Talvez seria melhor se eu fosse uma pessoa que não ligasse pra isso, que não se desse ao trabalho de gerar esse tipo de raciocínio, porque aí aceitaria tudo que me acontece e pronto, poderia até ser feliz. Eu... sei, ou ao menos tento saber, da minha responsabilidade pela situação atual de minha vida. Querer ir adiante é diferente de agir pra ir adiante, e não ando agindo muito. Os dias passam, viram meses, que já viraram mais dois anos de pura insatisfação. Como eu não soube aproveitar bem a minha faculdade e grande parte das oportunidades que me apareceram, me vejo agora irremediavelmente perdido diante de um mundo que só quer saber de me devorar. E eu, que sempre fui aquela criança assustada, escondida no meu canto, com medo de ser colocada à prova algum dia... Me sinto plenamente despreparado para sequer abrir a minha boca e dizer "tenho um sonho para realizar".

Sinto tanta dor ao me sentar na cadeira do trabalho, tanta dor ao me forçar a sorrir e a servir essas pessoas a quem pouco consigo respeitar. O ódio cresce dentro de mim, parece que estou afundando dentro dele. Mas nada muda. Houve uma época em minha vida em que as decisões importantes foram tomadas pelo destino e eu apenas era carregado pela correnteza. Hoje essa correnteza me empurra em direção a uma queda mortal e só me resta me proteger em uma "ilha segura" ou nadar para chegar mais longe.

Parece que a vida adulta é exatamente isso: um rio de águas violentas e cruéis. E nossos empregos ou as formas que encontramos de nos sustentar são essas ilhas, espalhadas no caminho. Uns conseguem construir embarcações, através das experiências e de seus investimentos, e passam a desafiar as águas muito mais bravamente. Outros, como eu, desaprendem a nadar e ficam numa mesma ilha, deprimidos e sonhando com espaços maiores e melhores, onde poderiam ser felizes. Minha confiança, meu crescimento, minha aparente inteligência: de nada isso vale frente à correnteza. Porque não sei fazer valer, não sei viver essa vida e reluto muito em aprender.

Fico parado, engasgado, travado no tempo enquanto o resto do mundo gira em sua indiferença à minha dor. Queria chorar, mas não consigo. E os entretenimentos que encontro me servem de analgésicos, os quais me impedem de me tornar uma pessoa totalmente amarga e cruel.

Queria que minha vida mudasse... Queria que alguém pudesse fazer isso por mim.
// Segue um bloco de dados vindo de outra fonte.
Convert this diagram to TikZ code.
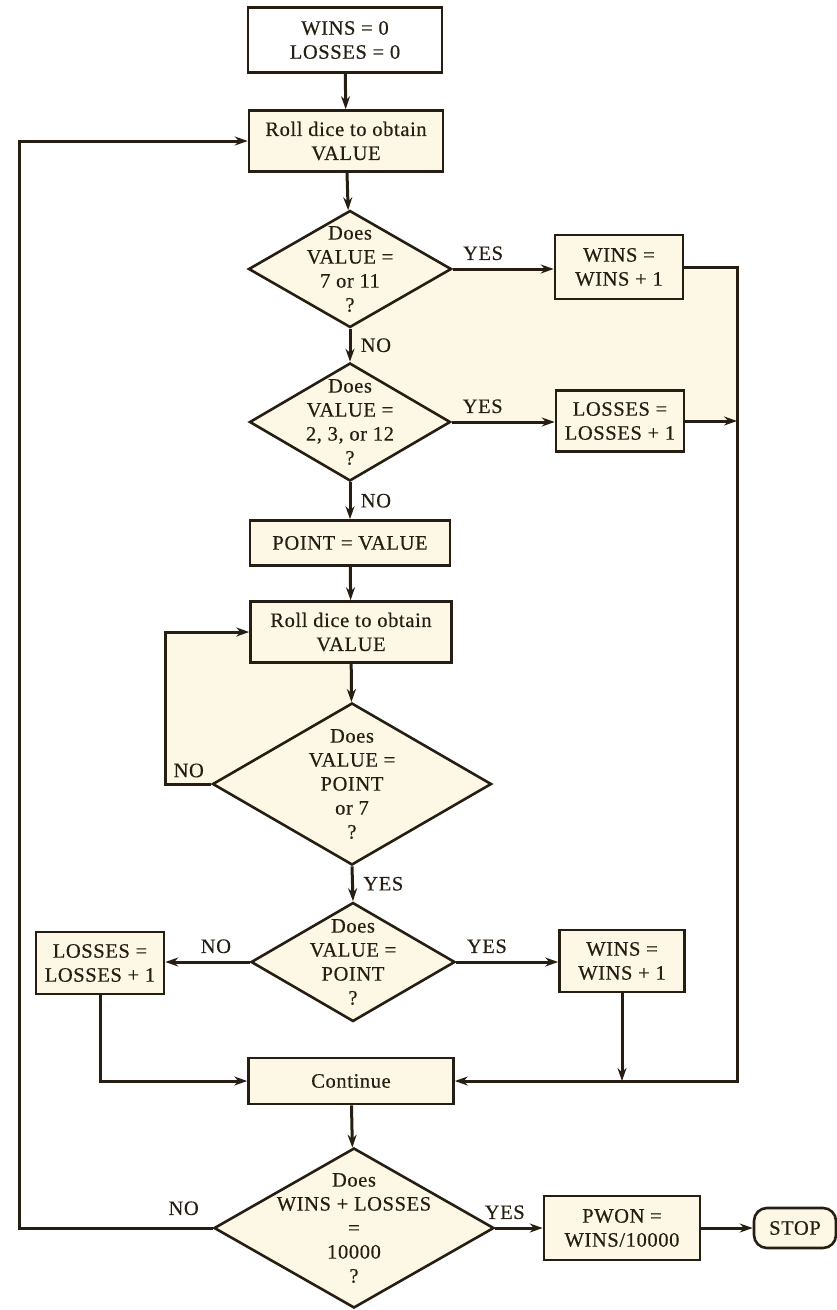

Queria achar uma fórmula mágica para isso. E queria não ter que passar por essas coisas. Mas queria, também, ser mais forte, para justamente passar por essas coisas e sair vitorioso. Queria mudar a minha vida eu mesmo, me sentir orgulhoso de minhas conquistas, de meus pertences, do que eu posso fazer. Queria... Estar satisfeito.

No escritório, o pequeno rádio ligado corta o silêncio com suas canções que nada me dizem. A mesma sinfonia de teclas e telefonemas faz sua performance, enquanto os funcionários realizam suas coreografias ao som dessa música bizarra.

E eu, com os olhos fechados, rezo para que mais um dia nessa ilha acabe logo.